Juan Villoro se encontraba en un congreso de literatura en Chile cuando tembló la tierra en la madrugada del 27 de febrero de 2010. Entonces escribió una crónica urgente sobre lo que tiembla, lo que se destruye y lo que permanece.
› Por Sergio Kisielewsky
Ubicado en una zona de la épica que lleva hasta la cima la intención del decir, de comprobar que la escritura es un torrente que no se detiene ni siquiera cuando las papas queman en serio, el lector imaginará al autor en pijama escribiendo entre escombros, sopesando si baja una escalera o enciende un cigarrillo o si finalmente no enciende la luz. 8.8 es un libro escrito en poco más de dos meses, admirable como ejercicio de escritura pero que además no puede dejar de lado su vínculo con lo que ocurre de manera urgente, testimonial. Un libro escrito sobre las grietas que deja un terremoto. En este caso el que hizo temblar a Chile el 27 de febrero de 2010. El autor estaba invitado al Congreso Iberoamericano de la Lengua y Literatura Infantil y Juvenil y fue testigo de la devastación.
Lo cierto es que la fatalidad y la dicha siempre, en Juan Villoro, están unidas al temblor. La salida de su primer libro, La noche navegable, ocurrió luego del catastrófico sismo en México, en 1985. En este caso los marineros (los asistentes al Congreso) perdieron sus remos y sogas en la tierra y el miedo que atraviesa toda la crónica es la arcilla que está en los cimientos de la obra.
Villoro narra el terremoto desde el punto de vista de los otros, de los escritores y editores que participaron del evento internacional.
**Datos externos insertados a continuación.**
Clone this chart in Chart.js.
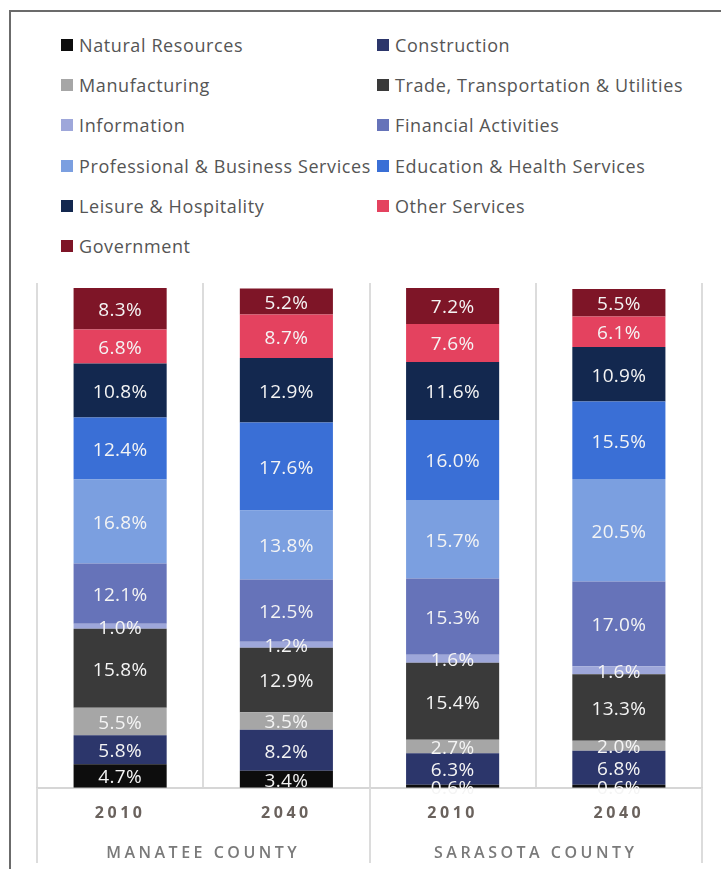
<!DOCTYPE html>
<html>
<head>
<meta charset="utf-8">
<script src="https://cdn.jsdelivr.net/npm/chart.js@4/dist/chart.umd.min.js"></script>
<style>
  body { margin: 0; background: #fff; }
  #wrap { position: relative; width: 721px; height: 869px; overflow: hidden; }
  #frame {
    position: absolute; left: 9px; top: 10px; right: 0; bottom: 0;
    border-top: 2px solid #6b6b6b; border-left: 2px solid #6b6b6b;
  }
  #legend {
    position: absolute; left: 61px; top: 25px;
    display: grid; grid-template-columns: 316px 330px; grid-auto-rows: 40.2px;
    font-family: "Open Sans", sans-serif; font-size: 18px; letter-spacing: 0.6px; color: #555;
  }
  .item { display: flex; align-items: center; white-space: nowrap; }
  .box { width: 12px; height: 12px; margin-right: 6px; flex: none; }
  canvas { position: absolute; left: 0; top: 0; }
</style>
</head>
<body>
<div id="wrap">
  <div id="frame"></div>
  <div id="legend"></div>
  <canvas id="shareChart" width="721" height="869"></canvas>
</div>
<script>
// employment share by industry, bottom of the stack first
const years = ['2010', '2040', '2010', '2040'];
const counties = ['MANATEE COUNTY', 'SARASOTA COUNTY'];

const industries = [
  'Natural Resources', 'Construction', 'Manufacturing',
  'Trade, Transportation & Utilities', 'Information', 'Financial Activities',
  'Professional & Business Services', 'Education & Health Services',
  'Leisure & Hospitality', 'Other Services', 'Government'
];
const colors = [
  '#0d0d0d', '#2c366b', '#a6a6a6', '#3a3a3a', '#9ea7da', '#6673b9',
  '#7b9fe0', '#3a6fd6', '#13284f', '#e4425f', '#7e1527'
];

const naturalResources = [4.7, 3.4, 0.6, 0.6];
const construction     = [5.8, 8.2, 6.3, 6.8];
const manufacturing    = [5.5, 3.5, 2.7, 2.0];
const trade            = [15.8, 12.9, 15.4, 13.3];
const information      = [1.0, 1.2, 1.6, 1.6];
const financial        = [12.1, 12.5, 15.3, 17.0];
const professional     = [16.8, 13.8, 15.7, 20.5];
const eduHealth        = [12.4, 17.6, 16.0, 15.5];
const leisure          = [10.8, 12.9, 11.6, 10.9];
const otherServices    = [6.8, 8.7, 7.6, 6.1];
const government       = [8.3, 5.2, 7.2, 5.5];

const series = [naturalResources, construction, manufacturing, trade, information,
  financial, professional, eduHealth, leisure, otherServices, government];

const datasets = series.map((vals, i) => ({
  label: industries[i],
  data: vals,
  backgroundColor: colors[i],
  borderWidth: 0,
  barPercentage: 0.56,
  categoryPercentage: 1.0
}));

// percent labels in the middle of each segment
const segmentLabels = {
  id: 'segmentLabels',
  afterDatasetsDraw(chart) {
    const ctx = chart.ctx;
    ctx.save();
    ctx.letterSpacing = '0.3px';
    ctx.font = '19px "Open Sans"';
    ctx.fillStyle = '#f4f4f4';
    ctx.textAlign = 'center';
    ctx.textBaseline = 'middle';
    chart.data.datasets.forEach((ds, i) => {
      chart.getDatasetMeta(i).data.forEach((bar, j) => {
        const y = (bar.y + bar.base) / 2 + 2;
        ctx.fillText(ds.data[j].toFixed(1) + '%', bar.x, y);
      });
    });
    ctx.restore();
  }
};

// axis text is spaced out; data labels are not
const spacedTicks = {
  id: 'spacedTicks',
  beforeDraw(chart) { chart.ctx.letterSpacing = '3.5px'; },
  beforeDatasetsDraw(chart) { chart.ctx.letterSpacing = '0px'; }
};

// county separators run down through the label rows
const countyDividers = {
  id: 'countyDividers',
  afterDraw(chart) {
    const x = chart.scales.x;
    const ctx = chart.ctx;
    const top = chart.chartArea.bottom;
    const bottom = chart.height - 6;
    ctx.save();
    ctx.strokeStyle = '#dcdcdc';
    ctx.lineWidth = 2;
    [-0.5, 1.5, 3.5].forEach(v => {
      const px = Math.round(x.getPixelForValue(v));
      ctx.beginPath();
      ctx.moveTo(px, top);
      ctx.lineTo(px, bottom);
      ctx.stroke();
    });
    ctx.restore();
  }
};

const chart = new Chart(document.getElementById('shareChart'), {
  type: 'bar',
  data: { labels: years, datasets: datasets },
  options: {
    responsive: false,
    animation: false,
    layout: { padding: { left: 37, right: 19, top: 283, bottom: 1 } },
    plugins: {
      legend: { display: false },
      tooltip: { enabled: false }
    },
    scales: {
      x: {
        stacked: true,
        offset: true,
        grid: { offset: true, color: '#dcdcdc', lineWidth: 2, drawTicks: false },
        border: { display: true, color: '#d6d6d6', width: 2 },
        ticks: {
          padding: 15.9,
          color: '#6a625d',
          font: { family: 'Open Sans', size: 16, weight: 'bold' }
        }
      },
      county: {
        type: 'category',
        position: 'bottom',
        labels: counties,
        offset: true,
        grid: { display: false, drawTicks: false },
        border: { display: false },
        ticks: {
          padding: 5,
          color: '#7a7a7a',
          font: { family: 'Open Sans', size: 16, weight: '600' }
        }
      },
      y: {
        stacked: true,
        display: false,
        min: 0,
        max: 101
      }
    }
  },
  plugins: [spacedTicks, segmentLabels, countyDividers]
});

// two-column legend built from the chart's own legend items
const legendBox = document.getElementById('legend');
Chart.defaults.plugins.legend.labels.generateLabels(chart).forEach(item => {
  const row = document.createElement('div');
  row.className = 'item';
  const box = document.createElement('span');
  box.className = 'box';
  box.style.background = item.fillStyle;
  const txt = document.createElement('span');
  txt.textContent = item.text;
  row.appendChild(box);
  row.appendChild(txt);
  legendBox.appendChild(row);
});
</script>
</body>
</html>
La escritora Laura Hernández tuvo una premonición días antes del movimiento de tierra: vio que a la Luna le faltaba un pedazo. Así los personajes van deambulando en un mundo que se parte en pedazos. “Algo cayó del techo y sentí en la boca un gusto acre. Era el polvo, el sabor de la muerte”, escribe Villoro y la crónica de los hechos se trasmuta en poesía, en alucinaciones que la propia realidad va tejiendo con su abrazo de oso.
En el caos los rumores sustituyen a las noticias y entonces se eligen los puntos de referencia para evitar el naufragio, en este caso la evocación de los pijamas y los poemas de Neruda donde las palabras ordenan el mal trago o generan una matriz teatral, irreverente, donde todo queda para después: el sueño, el amor, los prójimos. El escritor no eligió estar allí pero igual se convierte en un cronista de lo que no se puede evitar o se debe cargar con el peso del testigo que siempre está en peligro. “La cama se movía como si alguien bajo ella quisiera levantarse, lanzándome lejos”, escribe Laura Hernández mientras se rompen los aires acondicionados y los seres insomnes son espectros sin noción de tiempo y espacio. Conversan sin escucharse, con diálogos entre máscaras en vez de rostros, y sin maquillaje van hacia los espejos para corroborar que aún están allí. Mientras tanto Villoro, tan lejos de su México natal, encontró el temblor al sur de Latinoamérica. Un tanto elocuente en sus descripciones (“no dejó de enviar noticias con el pulso firme y sincopado de un telegrafista al que le gusta el jazz”), estructurado en relatos sucesivos, la tensión del libro afloja sólo para volver con más fuerza. La trama nos dice que si la tierra se quiebra, a algo nos remite; en este caso a la abuela del autor que en ataques de furia rompía platos y los nervios de su nieto. Esa fragilidad es la que habita el corazón del libro, palabras en el medio de las tinieblas. El tono por momentos es aleccionador y las anécdotas se transforman en esbozos de ensayo. El vértigo va de suyo y tiende a cerrar cada relato con una sequedad asombrosa.